>> BEGIN

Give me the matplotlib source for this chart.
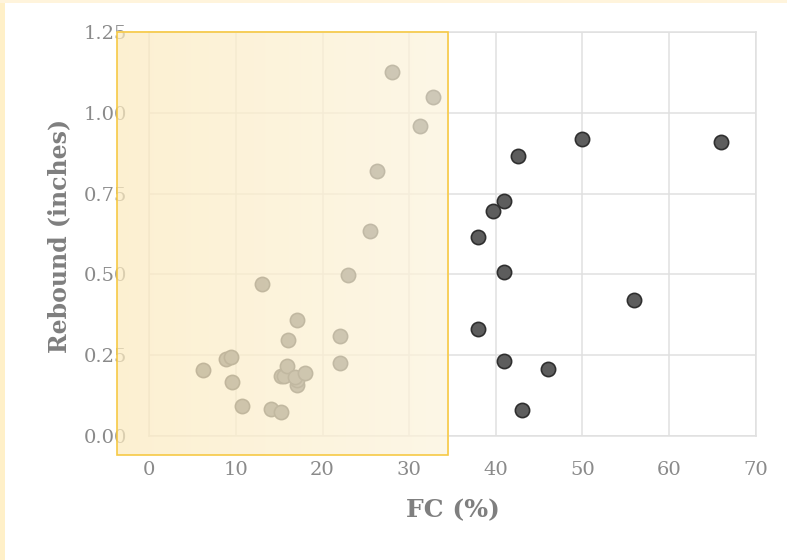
import numpy as np
import matplotlib
matplotlib.use("Agg")
import matplotlib.pyplot as plt
from matplotlib.patches import Rectangle
from matplotlib.colors import to_rgb

# ---- data ----
fc_pct = [6.2, 8.85, 9.4, 9.5, 10.7, 13.0, 14.0, 15.2, 15.2, 15.55, 15.9, 16.0,
          17.0, 17.0, 17.1, 16.85, 18.0, 22.0, 22.0, 22.9, 25.5, 26.3, 28.0, 31.3, 32.8,
          50.0, 66.0, 42.6, 40.9, 39.7, 38.0, 41.0, 56.0, 38.0, 41.0, 46.0, 43.0]
rebound_in = [0.203, 0.239, 0.245, 0.166, 0.093, 0.469, 0.084, 0.073, 0.185, 0.186, 0.218, 0.296,
              0.360, 0.159, 0.173, 0.183, 0.195, 0.309, 0.227, 0.498, 0.635, 0.819, 1.126, 0.958, 1.049,
              0.918, 0.909, 0.867, 0.726, 0.697, 0.616, 0.506, 0.420, 0.332, 0.231, 0.206, 0.080]
x_ticks = [0, 10, 20, 30, 40, 50, 60, 70]
y_ticks = [0.0, 0.25, 0.5, 0.75, 1.0, 1.25]
y_tick_labels = ["0.00", "0.25", "0.50", "0.75", "1.00", "1.25"]
highlight_x = [-3.75, 34.5]
highlight_y = [-0.06, 1.25]

W, H = 787, 560
fig = plt.figure(figsize=(W / 100, H / 100), dpi=100, facecolor="white")

# cream page edges
fig.patches.append(Rectangle((0, 0), 5 / W, 1, transform=fig.transFigure,
                             facecolor="#fff0c8", edgecolor="none", zorder=0))
fig.patches.append(Rectangle((0, 1 - 3 / H), 1, 3 / H, transform=fig.transFigure,
                             facecolor="#fff4dc", edgecolor="none", zorder=0))

ax = fig.add_axes([149.3 / W, 1 - 436 / H, (755.7 - 149.3) / W, (436 - 32) / H])
ax.set_facecolor("white")

grid_c = "#e0e0e0"
ax.grid(True, color=grid_c, lw=1.1, zorder=0)
ax.set_axisbelow(True)
for s in ax.spines.values():
    s.set_color(grid_c)
    s.set_linewidth(1.1)

ax.scatter(fc_pct, rebound_in, s=105, c="#5d5d5d", edgecolors="#2f2f2f",
           linewidths=1.2, zorder=3)

ax.set_xticks(x_ticks)
ax.set_yticks(y_ticks)
ax.set_yticklabels(y_tick_labels)
ax.tick_params(length=0, labelsize=14, labelcolor="#8a8a8a")
ax.tick_params(axis="y", pad=16)
ax.tick_params(axis="x", pad=18)
for lab in ax.get_xticklabels() + ax.get_yticklabels():
    lab.set_fontfamily("DejaVu Serif")

# highlight overlay (drawn over ticks/points)
c_left = np.array(to_rgb("#fcebc0"))
c_right = np.array(to_rgb("#fdf4dd"))
t = np.linspace(0, 1, 256)
grad = (c_left[None, :] * (1 - t[:, None]) + c_right[None, :] * t[:, None])[None, :, :]
im = ax.imshow(grad, extent=[highlight_x[0], highlight_x[1], highlight_y[0], highlight_y[1]],
               aspect="auto", alpha=0.72, zorder=10, interpolation="bilinear")
im.set_clip_on(False)
ax.add_patch(Rectangle((highlight_x[0], highlight_y[0]), highlight_x[1] - highlight_x[0],
                       highlight_y[1] - highlight_y[0], facecolor="none",
                       edgecolor="#f6c945", lw=1.2, zorder=11, clip_on=False))

ax.set_xlim(0, 70)
ax.set_ylim(0, 1.25)

fig.text(59 / W, 1 - 236 / H, "Rebound (inches)", rotation=90, ha="center", va="center",
         fontsize=17, fontweight="bold", color="#7f7f7f", family="DejaVu Serif")
fig.text(453 / W, 1 - 510 / H, "FC (%)", ha="center", va="center",
         fontsize=18, fontweight="bold", color="#7f7f7f", family="DejaVu Serif")

fig.savefig("out.png", dpi=100, facecolor=fig.get_facecolor())
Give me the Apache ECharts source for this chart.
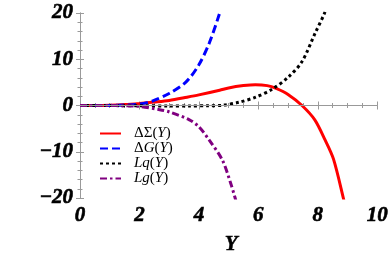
<!DOCTYPE html>
<html><head><meta charset="utf-8">
<script src="https://cdn.jsdelivr.net/npm/echarts@6/dist/echarts.min.js"></script>
<style>html,body{margin:0;padding:0;background:#fff}#c{width:391px;height:262px}</style>
</head><body><div id="c"></div>
<script>
const seriesNames = ['ΔΣ(Y)', 'ΔG(Y)', 'Lq(Y)', 'Lg(Y)'];
const xTicks = [0, 2, 4, 6, 8, 10];
const yTicks = [-20, -10, 0, 10, 20];
const deltaSigma = [[0,0],[0.5,0],[1,0.05],[1.5,0.2],[2,0.45],[2.5,0.75],[3,1.1],[3.6,1.8],[4,2.3],[4.7,3.3],[5,3.8],[5.5,4.3],[5.9,4.5],[6.3,4.3],[6.6,3.7],[7.0,2.4],[7.47,0],[7.9,-3.1],[8.25,-7.5],[8.53,-11.6],[8.86,-20],[9.0,-24]];
const deltaG = [[0,0],[0.5,0],[1,0.02],[1.5,0.1],[2,0.3],[2.45,1.0],[3,2.6],[3.57,5.1],[4,8.8],[4.35,13.5],[4.7,20],[4.85,23.5]];
const lq = [[0,0],[1,-0.02],[2,-0.05],[3,-0.1],[3.68,-0.1],[4.3,-0.05],[4.79,0.05],[5.35,0.7],[5.91,1.8],[6.46,3.5],[7.02,6.2],[7.47,9.5],[7.91,15.6],[8.23,20],[8.4,23]];
const lg = [[0,0],[1,0],[1.5,-0.05],[2,-0.2],[2.68,-0.9],[3.01,-1.4],[3.68,-3.1],[4.0,-4.6],[4.35,-7.5],[4.79,-11.8],[5.07,-16.8],[5.22,-20],[5.35,-23]];

const serif = 'Liberation Serif';
const frame = '#9a9a9a';
const fmt = v => (v < 0 ? '\u2212' + Math.abs(v) : String(v));
const tickLabel = {fontFamily: serif, fontWeight: 'bold', fontStyle: 'italic', fontSize: 21, color: '#000',
  textBorderColor: '#000', textBorderWidth: 0.6};
const legendRich = {
  u: {fontFamily: serif, fontStyle: 'normal', fontSize: 15, lineHeight: 14, color: '#000'},
  i: {fontFamily: serif, fontStyle: 'italic', fontSize: 15, lineHeight: 14, color: '#000'}
};
const legendFmt = {
  'ΔΣ(Y)': '{u|ΔΣ(}{i|Y}{u|)}',
  'ΔG(Y)': '{u|Δ}{i|G}{u|(}{i|Y}{u|)}',
  'Lq(Y)': '{i|Lq}{u|(}{i|Y}{u|)}',
  'Lg(Y)': '{i|Lg}{u|(}{i|Y}{u|)}'
};
const baseAxis = {
  axisLine: {show: true, lineStyle: {color: frame, width: 1}},
  axisTick: {show: true, inside: true, length: 4, lineStyle: {color: frame}},
  minorTick: {show: true, length: 2.5, lineStyle: {color: frame}},
  splitLine: {show: false}
};
const mkSeries = (i, data, color, width, type) => ({
  name: seriesNames[i], type: 'line', data: data, showSymbol: false, symbol: 'none', smooth: 0.3,
  lineStyle: {color: color, width: width, type: type}, itemStyle: {color: color}
});
const chart = echarts.init(document.getElementById('c'), null, {renderer: 'canvas'});
const s0 = mkSeries(0, deltaSigma, '#ff0000', 3, 'solid');
s0.markLine = {silent: true, symbol: 'none', label: {show: false}, lineStyle: {color: '#999', width: 1, type: 'solid'}, data: [{yAxis: 0}]};
chart.setOption({
  animation: false,
  grid: {left: 80, right: 12, top: 13, bottom: 64},
  legend: {
    data: seriesNames, orient: 'vertical', left: 94, top: 121,
    itemWidth: 21, itemHeight: 8, itemGap: 0,
    itemStyle: {opacity: 0},
    textStyle: {lineHeight: 14, padding: [0, 0, 0, 8], rich: legendRich},
    formatter: n => legendFmt[n]
  },
  xAxis: [
    Object.assign({}, baseAxis, {type: 'value', position: 'bottom', min: 0, max: 10, interval: 2,
      minorTick: Object.assign({}, baseAxis.minorTick, {splitNumber: 4}),
      axisLabel: Object.assign({}, tickLabel, {margin: 7, formatter: fmt}),
      name: 'Y', nameLocation: 'middle', nameGap: 36,
      nameTextStyle: {fontFamily: serif, fontWeight: 'bold', fontStyle: 'italic', fontSize: 21, color: '#000',
        textBorderColor: '#000', textBorderWidth: 0.5, padding: [0, 0, 0, 5]}}),
    Object.assign({}, baseAxis, {type: 'value', position: 'top', min: 0, max: 10, interval: 2,
      minorTick: Object.assign({}, baseAxis.minorTick, {splitNumber: 4}), axisLabel: {show: false}})
  ],
  yAxis: [
    Object.assign({}, baseAxis, {type: 'value', position: 'left', min: -20, max: 20, interval: 10,
      minorTick: Object.assign({}, baseAxis.minorTick, {splitNumber: 5}),
      axisLabel: Object.assign({}, tickLabel, {margin: 7, formatter: fmt})}),
    Object.assign({}, baseAxis, {type: 'value', position: 'right', min: -20, max: 20, interval: 10,
      minorTick: Object.assign({}, baseAxis.minorTick, {splitNumber: 5}), axisLabel: {show: false}})
  ],
  series: [
    s0,
    mkSeries(1, deltaG, '#0000ff', 3, [8, 4]),
    mkSeries(2, lq, '#000000', 3, [3, 3]),
    mkSeries(3, lg, '#800080', 3, [7, 3, 2.5, 3])
  ]
});
</script></body></html>
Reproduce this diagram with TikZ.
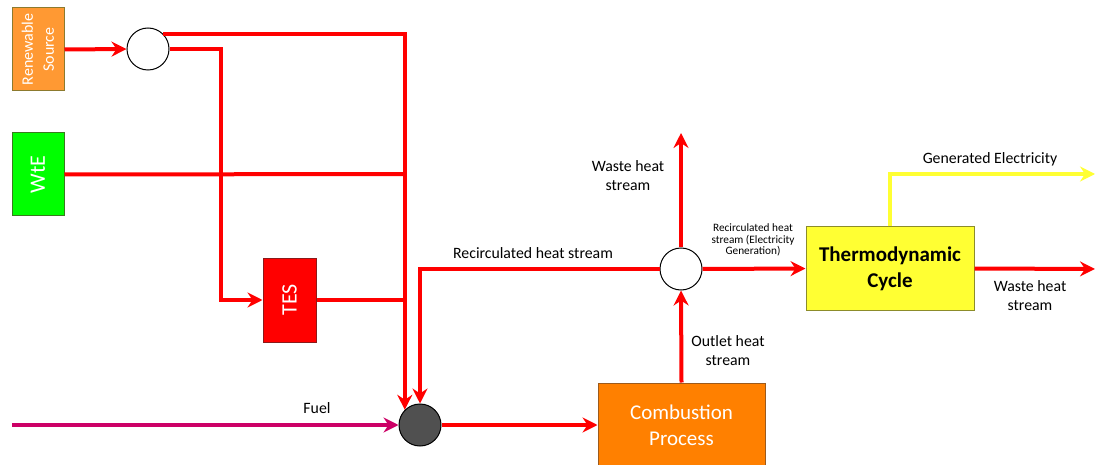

>> END

Written request ::
From the opening line of the listing above through the line bearing "from matplotlib.colors import to_rgb", repeat each line exactly. Drop every picture.

Answer to the task ::
Give me the matplotlib source for this chart.
import numpy as np
import matplotlib
matplotlib.use("Agg")
import matplotlib.pyplot as plt
from matplotlib.patches import Rectangle
from matplotlib.colors import to_rgb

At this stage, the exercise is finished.